Meditation, the real, actual, clearing your mind of any and all thoughts kind of meditation is HARD!! I've done plenty of these guided 'meditations' on YouTube (guided visualizations might be a more accurate way of describing them), asking you to visualize walking through a meadow to a magical place or visualizing white light entering your body to clear out all the lower vibrating energies. These are very helpful and have worked for me for years. They really help to calm me and relax me and put me in a better mindset, but I've never really tried to do 'real' meditation. Like the Buddhists do, where they sit there and clear their minds of everything and just be.

I attempted to meditate last night. It ended up being more like a push-thoughts-out-of-my-mind over and over again session. There was a millisecond here or a half a second there when I actually accomplished having zero thoughts. As someone whose mind normally runs at least 50 different thought processes simultaneously at super, ultra, high speed, it was difficult to have no movies, no audio tracks, no feelings reels rolling in my mind. I was successful at pushing each thought out for a short period of time, but they just returned and new thoughts generated. I kept at it, though, for a short period of time. I was determined to reach that state of nothingness for as long as I could (even if it was portions of a second at a time), because I wanted to get good at pushing thoughts out of my mind.

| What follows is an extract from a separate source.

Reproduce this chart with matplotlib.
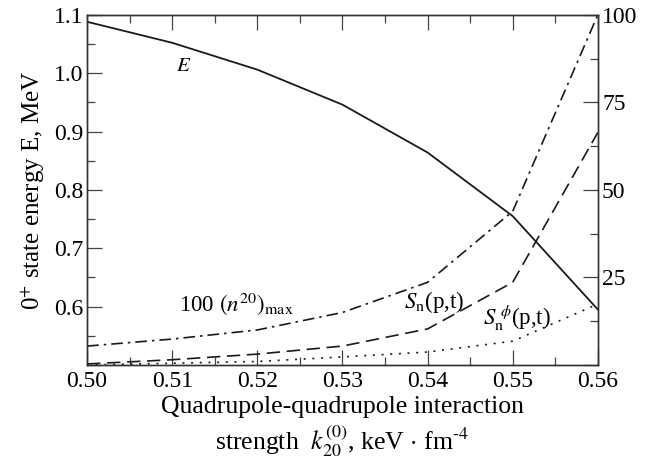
import matplotlib
matplotlib.use("Agg")
import matplotlib.pyplot as plt
from matplotlib.ticker import MultipleLocator, FuncFormatter

plt.rcParams['font.family'] = ['Liberation Serif', 'DejaVu Serif']
plt.rcParams['mathtext.fontset'] = 'stix'

# coupling strength k20
k = [0.50, 0.51, 0.52, 0.53, 0.54, 0.55, 0.56]
# 0+ state energy, MeV (left axis)
energy = [1.088, 1.052, 1.006, 0.946, 0.864, 0.755, 0.595]
# right axis quantities
n20_max = [5.4, 7.4, 10.0, 15.0, 23.6, 43.9, 100.0]
sn_pt = [0.3, 1.5, 3.1, 5.4, 10.3, 23.6, 66.4]
sn_phi_pt = [0.0, 0.5, 1.0, 2.3, 3.7, 6.8, 17.4]

fig = plt.figure(figsize=(6.65, 4.62), dpi=100)
ax = fig.add_axes([0.131, 0.21, 0.768, 0.758])
ax2 = ax.twinx()

lc = '#1a1a1a'
ax.plot(k, energy, color=lc, lw=1.3)
ax2.plot(k, n20_max, color=lc, lw=1.2, dashes=(7, 3, 1.5, 3))
ax2.plot(k, sn_pt, color=lc, lw=1.2, dashes=(8, 4))
ax2.plot(k, sn_phi_pt, color=lc, lw=1.2, dashes=(1.2, 4))

ax.set_xlim(0.50, 0.56)
ax.set_ylim(0.5, 1.1)
ax2.set_ylim(0, 100)

ax.xaxis.set_major_locator(MultipleLocator(0.01))
ax.xaxis.set_minor_locator(MultipleLocator(0.005))
ax.yaxis.set_major_locator(MultipleLocator(0.1))
ax.yaxis.set_minor_locator(MultipleLocator(0.05))
ax2.yaxis.set_major_locator(MultipleLocator(25))
ax2.yaxis.set_minor_locator(MultipleLocator(12.5))

ax.xaxis.set_major_formatter(FuncFormatter(lambda v, p: f"{v:.2f}"))
ax.yaxis.set_major_formatter(FuncFormatter(lambda v, p: "" if v < 0.55 else f"{v:.1f}"))
ax2.yaxis.set_major_formatter(FuncFormatter(lambda v, p: "" if v < 1 else f"{v:.0f}"))

for a in (ax, ax2):
    a.tick_params(which='major', direction='in', length=11, width=0.9, labelsize=17,
                  color='#444444', pad=3)
    a.tick_params(which='minor', direction='in', length=6, width=0.9, color='#444444')
    for s in a.spines.values():
        s.set_color('#333333')
        s.set_linewidth(1.0)
ax.tick_params(axis='x', which='both', top=True)
ax.tick_params(axis='x', pad=4)

ax.set_ylabel(r"0$^{+}$ state energy E, MeV", fontsize=18, labelpad=5)
ax.set_xlabel("Quadrupole-quadrupole interaction\n"
              r"strength  $k_{20}^{(0)}$, keV $\cdot$ fm$^{\text{-4}}$",
              fontsize=18.5, labelpad=3, linespacing=1.25)

ax.text(0.5105, 1.012, r"$E$", fontsize=15, ha='left', va='center')
ax.text(0.5108, 0.605, r"100 $(n^{20})_{\rm max}$", fontsize=16.5, ha='left', va='center')
ax.text(0.5372, 0.608, r"$S_{\rm n}$(p,t)", fontsize=16.5, ha='left', va='center')
ax.text(0.5465, 0.580, r"$S_{\rm n}^{\;\phi}$(p,t)", fontsize=16.5, ha='left', va='center')

fig.savefig("out.png", dpi=100)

This technique goes hand in hand with what I'm currently doing with my endless reel of negative thoughts. My goal is to push out the negative thought and replace it with remembering three things for which I'm grateful. Feeling grateful is the easiest way for me to raise my vibration. I need to train my brain to able to shut out thoughts at will. Thoughts create reality.

 My reality has been pretty good, but there are some parts that have turned out to be pretty shitty. The shitty parts are a direct result of my shitty thoughts. I am a direct result of my thoughts. It's good to focus on keeping the thoughts positive, but it is super important to shut off the thoughts all together, to have no thoughts at all, to shut the brain down, even momentarily. It's like restarting a computer, or turning a fan off for a little while so the motor doesn't overheat. I'm convinced that I will accomplish more thought-free time with practice.